String matching with LSTM not converging

I am trying to classify string similarity using LSTM, unfortunately it is not converging, though it is able to overfit small amount of data.

‘:P3:zOHZl’, ‘:K3:z(OHZl’ are similar

‘DHV))!Hk6I’, ‘tldUi2Rz’ are dissimilar

class LSTMEncoder(nn.Module):
    def __init__(self, opt):
        super(LSTMEncoder, self).__init__()
        self.embed_size = opt.embedding_dims
        self.hidden_size = opt.hidden_dims
        self.num_layers = opt.num_layers
        self.bidir = opt.lstm_bidir
        if self.bidir:
            self.direction = 2
        else: self.direction = 1
        self.dropout = opt.lstm_dropout

        self.embedding = nn.Embedding(num_embeddings=opt.vocab_size, embedding_dim=opt.embedding_dims,
                                      padding_idx=80, max_norm=None, scale_grad_by_freq=False, sparse=False)
        self.lstm = nn.LSTM(input_size=opt.embedding_dims, hidden_size=self.hidden_size, dropout=self.dropout,
                            num_layers=self.num_layers, bidirectional=self.bidir)

    def initHiddenCell(self, batch_size):
        rand_hidden = Variable(torch.zeros(self.direction * self.num_layers, batch_size, self.hidden_size))
        rand_cell = Variable(torch.zeros(self.direction * self.num_layers, batch_size, self.hidden_size))
        return rand_hidden, rand_cell

    def forward(self, input1, hidden, cell, input_lengths):
        input1 = self.embedding(input1)
        input1 = torch.nn.utils.rnn.pack_padded_sequence(input1, input_lengths, batch_first=False, enforce_sorted=False)
        output, (hidden, cell) = self.lstm(input1, (hidden, cell))
        return output, hidden, cell

class Siamese_lstm(nn.Module):
    def __init__(self, opt):
        super(Siamese_lstm, self).__init__()

        self.encoder = LSTMEncoder(opt)

        self.input_dim = int(2 * self.encoder.direction * self.encoder.hidden_size)

        self.classifier = nn.Sequential(
            nn.Linear(self.input_dim, int(self.input_dim/2)),
            nn.ReLU(),
            nn.Linear(int(self.input_dim/2), int(self.input_dim/4)),
            nn.ReLU(),
            nn.Linear(int(self.input_dim/4), 1),
            nn.Sigmoid()
        )

    def forward(self, s1, s2, s1_lengths, s2_lengths):
        batch_size = s1.size()[1]
        # print(batch_size, s1[0])
        max_length = torch.LongTensor(torch.cat((s1_lengths, s2_lengths))).max().item()
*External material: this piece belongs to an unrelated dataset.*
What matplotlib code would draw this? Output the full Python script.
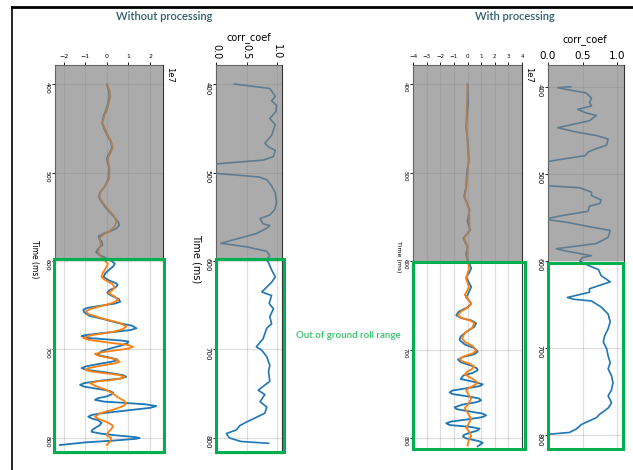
import numpy as np
import matplotlib
matplotlib.use("Agg")
import matplotlib.pyplot as plt
from matplotlib.patches import Rectangle
from matplotlib.lines import Line2D

# ---------------- data ----------------
# Trace without processing (amplitude in units of 1e7), time in ms
t_raw_blue = [400, 407, 414, 421, 428, 436, 444, 451, 458, 465, 472, 478, 484, 490, 495, 506, 511, 516, 522, 527,
              533, 540, 546, 552, 557, 560, 563, 566, 569, 572, 575, 578, 582, 586, 590, 593, 596, 600, 603, 606,
              610, 614, 618, 622, 625, 627, 630, 633, 636, 639, 643, 646, 648, 651, 653, 655, 658, 662, 666, 670,
              673, 676, 678, 680, 682, 684, 685, 687, 688, 690, 691, 693, 696, 699, 702, 706, 709, 711, 712, 714,
              716, 719, 721, 723, 726, 729, 731, 733, 735, 738, 740, 742, 745, 747, 749, 751, 753, 755, 757, 759,
              760, 762, 764, 766, 769, 772, 774, 776, 778, 780, 783, 786, 788, 791, 793, 795, 797, 799, 800, 801,
              803, 805, 808]
v_raw_blue = [0.00, 0.08, 0.12, 0.06, -0.02, -0.15, -0.22, -0.12, 0.02, 0.18, 0.24, 0.12, 0.00, 0.05, 0.10, 0.08, 0.00, -0.10, -0.30, -0.38,
              -0.25, -0.05, 0.18, 0.40, 0.55, 0.57, 0.45, 0.20, -0.15, -0.38, -0.35, -0.24, -0.20, -0.40, -0.50, -0.35, -0.10, 0.22, 0.37, 0.30,
              0.10, -0.08, -0.15, 0.10, 0.42, 0.50, 0.40, 0.12, 0.02, 0.20, 0.55, 0.62, 0.40, -0.40, -0.90, -1.09, -1.05, -0.80, -0.10, 0.50,
              1.15, 1.37, 1.10, 0.40, -0.40, -1.05, -1.17, -0.90, -0.30, 0.70, 1.00, 0.95, 0.60, 0.15, -0.25, -0.45, 0.10, 0.45, 0.50, 0.20,
              -0.30, -0.95, -1.17, -0.95, 0.00, 0.75, 0.90, 0.60, -0.20, -1.05, -1.24, -1.05, -0.30, 0.15, 0.30, 0.20, 0.00, -0.40, -0.55, -0.10,
              0.60, 1.80, 2.29, 2.00, 0.90, -0.20, -0.70, -0.86, -0.70, -0.40, -0.24, -0.35, -0.50, -0.68, -0.71, -0.30, 0.40, 1.30, 1.52, 1.35,
              0.30, -1.00, -2.17]
t_raw_orange = [400, 407, 414, 421, 428, 436, 444, 451, 458, 465, 472, 478, 484, 490, 495, 506, 511, 516, 522, 527,
                533, 540, 548, 556, 561, 566, 570, 574, 578, 582, 586, 590, 596, 603, 606, 610, 614, 618, 622, 626,
                630, 633, 636, 640, 644, 647, 650, 654, 657, 660, 665, 670, 674, 677, 680, 684, 687, 689, 692, 695,
                697, 699, 701, 703, 705, 707, 711, 714, 716, 718, 721, 723, 725, 727, 729, 731, 733, 735, 736, 738,
                741, 746, 750, 754, 758, 761, 764, 768, 772, 776, 779, 782, 785, 787, 790, 794, 797, 800, 804, 808]
v_raw_orange = [0.00, 0.12, 0.16, 0.10, 0.02, -0.12, -0.20, -0.08, 0.05, 0.20, 0.28, 0.16, 0.05, 0.08, 0.12, 0.12, 0.02, -0.10, -0.28, -0.35,
                -0.22, 0.00, 0.30, 0.45, 0.35, 0.15, -0.15, -0.35, -0.30, -0.28, -0.36, -0.40, -0.25, 0.05, 0.00, -0.10, -0.20, -0.25, -0.05, 0.25,
                0.37, 0.25, 0.08, 0.35, 0.52, 0.30, -0.10, -0.75, -0.97, -0.85, -0.20, 0.60, 0.90, 0.75, 0.30, -0.75, -1.09, -0.85, 0.00, 1.00,
                1.21, 1.00, 0.40, -0.20, -0.55, -0.40, 0.40, 0.60, 0.30, -0.20, -0.85, -1.00, -0.70, 0.00, 0.60, 0.83, 0.60, 0.10, -0.45, -0.78,
                -0.55, 0.00, 0.30, 0.50, 0.80, 0.90, 0.75, 0.30, -0.30, -0.55, -0.35, 0.00, 0.22, 0.29, 0.20, 0.05, 0.00, 0.20, 0.15, 0.00]

# corr_coef without processing
t_cc_raw = [400, 405, 408, 414, 419, 424, 431, 439, 446, 458, 467, 471, 475, 482, 486, 490, 496, 501, 505, 508,
            515, 523, 534, 542, 548, 552, 558, 560, 563, 569, 580, 584, 589, 594, 599, 602, 610, 618, 624, 635,
            639, 648, 654, 663, 671, 676, 688, 692, 697, 701, 708, 718, 725, 736, 746, 751, 759, 765, 772, 782,
            786, 791, 795, 800, 804, 806]
v_cc_raw = [0.30, 0.88, 0.91, 0.97, 0.91, 0.99, 0.98, 0.88, 0.97, 0.91, 0.80, 0.86, 0.97, 0.94, 0.77, 0.05, -0.40, 0.00, 0.70, 0.83,
            0.91, 0.97, 0.99, 0.96, 0.88, 0.72, 0.77, 0.88, 0.83, 0.66, 0.08, 0.50, 0.83, 0.88, 0.83, 0.86, 0.91, 0.97, 0.91, 0.75,
            0.91, 0.87, 0.94, 0.88, 0.91, 0.83, 0.77, 0.72, 0.66, 0.75, 0.83, 0.88, 0.86, 0.88, 0.69, 0.80, 0.72, 0.83, 0.80, 0.50,
            0.39, 0.33, 0.17, 0.22, 0.41, 0.86]

# Trace with processing (units of 1e7)
t_pr_blue = [400, 420, 448, 470, 486, 500, 516, 527, 542, 555, 565, 574, 584, 592, 599, 603, 608, 613, 618, 624,
             629, 635, 641, 645, 648, 652, 657, 661, 664, 667, 670, 674, 680, 685, 689, 694, 698, 702, 705, 708,
             711, 714, 718, 721, 723, 726, 729, 733, 736, 739, 741, 744, 746, 748, 750, 753, 755, 757, 759, 762,
             765, 767, 770, 772, 774, 776, 779, 781, 783, 785, 787, 789, 791, 794, 796, 798, 800, 803, 805, 809]
v_pr_blue = [0.00, 0.05, -0.10, 0.05, 0.10, -0.05, -0.10, -0.25, 0.15, 0.00, 0.20, -0.30, 0.00, -0.10, 0.00, 0.15, 0.27, 0.12, -0.10, 0.10,
             0.27, 0.10, -0.10, 0.15, 0.27, 0.00, -0.65, -0.83, -0.50, 0.30, 0.63, 0.50, -0.10, -0.50, -0.58, -0.20, 0.50, 0.75, 0.50, -0.30,
             -0.70, -0.50, 0.30, 0.70, 0.75, 0.40, -0.30, -0.50, 0.40, 1.12, 0.90, -0.30, -1.10, -1.31, -1.10, 0.20, 0.85, 1.00, 0.70, -0.40,
             -0.95, -0.80, 0.30, 1.10, 1.36, 1.10, -0.20, -1.20, -1.56, -1.30, 0.20, 0.88, 0.75, 0.10, -0.25, -0.34, -0.10, 0.80, 1.12, 0.75]
t_pr_orange = [400, 448, 486, 516, 527, 542, 565, 574, 584, 599, 604, 609, 614, 620, 625, 629, 634, 638, 643, 648,
               652, 657, 661, 664, 667, 670, 675, 681, 687, 691, 696, 701, 704, 707, 710, 713, 716, 719, 722, 725,
               728, 732, 737, 740, 743, 746, 750, 755, 760, 766, 772, 778, 783, 788, 792, 797, 802, 808]
v_pr_orange = [0.00, -0.08, 0.08, -0.08, -0.20, 0.12, 0.15, -0.25, 0.00, 0.00, 0.08, 0.10, 0.00, -0.10, 0.02, 0.10, -0.05, -0.20, 0.05, 0.27,
               0.05, -0.50, -0.70, -0.45, 0.20, 0.50, 0.35, -0.20, -0.40, -0.20, 0.40, 0.63, 0.40, -0.20, -0.58, -0.40, 0.20, 0.50, 0.30, -0.05,
               -0.20, 0.30, 0.75, 0.50, 0.10, -0.10, 0.05, 0.27, 0.10, -0.20, 0.05, 0.27, 0.10, -0.10, 0.10, 0.27, 0.10, 0.00]

# corr_coef with processing
t_cc_pr = [400, 401, 403, 407, 413, 418, 422, 426, 430, 433, 439, 447, 452, 456, 460, 467, 471, 475, 479, 485,
           490, 510, 514, 516, 521, 525, 530, 534, 537, 543, 548, 552, 556, 560, 565, 573, 580, 586, 588, 594,
           596, 600, 604, 610, 617, 624, 632, 636, 642, 644, 646, 653, 661, 670, 678, 686, 693, 701, 709, 717,
           724, 732, 740, 748, 755, 763, 769, 776, 780, 788, 793, 797, 799, 800]
v_cc_pr = [0.33, 0.14, 0.26, 0.55, 0.63, 0.60, 0.63, 0.43, 0.55, 0.70, 0.60, 0.14, 0.41, 0.70, 0.87, 0.85, 0.70, 0.58, 0.54, 0.06,
           -0.30, -0.30, 0.05, 0.46, 0.63, 0.63, 0.77, 0.75, 0.60, 0.58, 0.20, -0.05, 0.30, 0.55, 0.90, 0.87, 0.70, 0.12, 0.22, 0.63,
           0.50, 0.46, 0.55, 0.73, 0.77, 0.90, 0.60, 0.60, 0.28, 0.37, 0.63, 0.77, 0.87, 0.90, 0.87, 0.82, 0.80, 0.85, 0.87, 0.90,
           0.87, 0.92, 0.94, 0.92, 0.87, 0.92, 0.87, 0.75, 0.70, 0.48, 0.41, 0.31, 0.02, -0.02]

titles = ["Without processing", "With processing"]
cc_title = "corr_coef"
note = "Out of ground roll range"

# ---------------- figure ----------------
W, H = 633, 470
fig = plt.figure(figsize=(W / 100, H / 100), dpi=100)
fig.patch.set_facecolor("white")

def px_axes(l, r, t, b):
    return fig.add_axes([l / W, 1 - b / H, (r - l) / W, (b - t) / H])

BLUE = "#1f77b4"
ORANGE = "#ff7f0e"
GREEN = "#00b050"

def style(ax, ylim, xlim, xticks, xfs, xrot, yfs, xpad=1.5):
    ax.set_ylim(ylim)
    ax.set_xlim(xlim)
    ax.set_xticks(xticks)
    ax.xaxis.tick_top()
    ax.set_yticks([400, 500, 600, 700, 800])
    ax.tick_params(axis="x", labelsize=xfs, labelrotation=xrot, length=2.5, pad=xpad, width=0.6)
    ax.tick_params(axis="y", labelsize=yfs, labelrotation=-90, length=2.5, pad=1.5, width=0.6)
    ax.grid(True, color="k", alpha=0.13, lw=0.9)
    ax.set_axisbelow(True)
    for s in ax.spines.values():
        s.set_linewidth(0.8)
        s.set_color("#333333")
    ax.axhspan(ylim[1], 600, color="#808080", alpha=0.66, zorder=5, lw=0)

def ylab(ax, fs, pad):
    ax.set_ylabel("Time (ms)", fontsize=fs, rotation=-90, labelpad=pad)
    ax.yaxis.label.set_va("top")

# Panel 1: trace without processing
ax1 = px_axes(55, 163, 65, 453)
ax1.plot(v_raw_blue, t_raw_blue, color=BLUE, lw=1.3, zorder=3)
ax1.plot(v_raw_orange, t_raw_orange, color=ORANGE, lw=1.3, zorder=3)
style(ax1, (817, 378.5), (-2.4, 2.6), [-2, -1, 0, 1, 2], 4.5, 0, 4.5)
ylab(ax1, 5.5, 4)
ax1.text(1.02, 0.995, "1e7", transform=ax1.transAxes, rotation=-90, fontsize=6, ha="left", va="top")

# Panel 2: corr without processing
ax2 = px_axes(216, 282, 65, 453)
ax2.plot(v_cc_raw, t_cc_raw, color=BLUE, lw=1.2, zorder=3)
style(ax2, (817, 378.5), (0, 1.08), [0.0, 0.5, 1.0], 7, -90, 5)
ax2.set_xticklabels(["0.0", "0.5", "1.0"])
ylab(ax2, 7, 2)
ax2.set_title(cc_title, fontsize=7, pad=18)

# Panel 3: trace with processing
ax3 = px_axes(413, 522, 65, 449)
ax3.plot(v_pr_blue, t_pr_blue, color=BLUE, lw=1.3, zorder=3)
ax3.plot(v_pr_orange, t_pr_orange, color=ORANGE, lw=1.3, zorder=3)
style(ax3, (812, 378.5), (-4, 4), list(range(-4, 5)), 4, 0, 4)
ylab(ax3, 4.5, 1)
ax3.text(1.02, 0.995, "1e7", transform=ax3.transAxes, rotation=-90, fontsize=6, ha="left", va="top")

# Panel 4: corr with processing
ax4 = px_axes(548, 624, 65, 449)
ax4.plot(v_cc_pr, t_cc_pr, color=BLUE, lw=1.2, zorder=3)
style(ax4, (816, 375), (0, 1.1), [0.0, 0.5, 1.0], 7.5, 0, 5, xpad=0.3)
ax4.set_xticklabels(["0.0", "0.5", "1.0"])
fig.text(585 / W, 1 - 40 / H, cc_title, fontsize=7, ha="center", va="center")

# Green rectangles (figure pixel coordinates)
for (l, r, t, b) in [(54, 164, 259, 452), (216, 284, 259, 452), (413, 525, 262, 449), (548, 623, 263, 449)]:
    fig.patches.append(Rectangle((l / W, 1 - b / H), (r - l) / W, (b - t) / H, transform=fig.transFigure,
                                 fill=False, edgecolor=GREEN, lw=2.2, zorder=10))

# Titles and note
fig.text(164 / W, 1 - 17 / H, titles[0], fontsize=8, color="#2e5e6e", family=["Lato", "DejaVu Sans"],
         fontweight="semibold", ha="center", va="center")
fig.text(515 / W, 1 - 17 / H, titles[1], fontsize=8, color="#2e5e6e", family=["Lato", "DejaVu Sans"],
         fontweight="semibold", ha="center", va="center")
fig.text(348 / W, 1 - 336 / H, note, fontsize=7, color="#2fc266", family=["Lato", "DejaVu Sans"],
         fontweight="semibold", ha="center", va="center")

# Slide frame
fig.lines.append(Line2D([12 / W, 1], [1 - 7 / H, 1 - 7 / H], transform=fig.transFigure, color="black", lw=2))
fig.lines.append(Line2D([12 / W, 12 / W], [0, 1 - 7 / H], transform=fig.transFigure, color="black", lw=1.2))

fig.savefig("out.png", dpi=100)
        # init hidden, cell
        h1, c1 = self.encoder.initHiddenCell(batch_size)
        h2, c2 = self.encoder.initHiddenCell(batch_size)

        v1, h1, c1 = self.encoder(s1, h1, c1, s1_lengths)
        v2, h2, c2 = self.encoder(s2, h2, c2, s2_lengths)

        v1, l1 = torch.nn.utils.rnn.pad_packed_sequence(v1, batch_first=False, total_length=max_length)
        v2, l2 = torch.nn.utils.rnn.pad_packed_sequence(v2, batch_first=False, total_length=max_length)
        # print(v1)
        batch_indices = torch.LongTensor(range(batch_size))
        v1 = v1[l1-1,batch_indices,:]
        v2 = v2[l2-1,batch_indices,:]
        features = torch.cat((v1,v2), 1)
        output = self.classifier(features)

        return output

BCELoss is the loss function.

Here is the link to google colab with code, if you are interested.
https://colab.research.google.com/drive/12v3NUp0o9VfG6r3GGb-rfFfPBcfGYvD5

Update:
It is training fine. I just didn’t train it for long enough, though it is crashing for some unknown reason if I test it on gpu, there are no issues on cpu.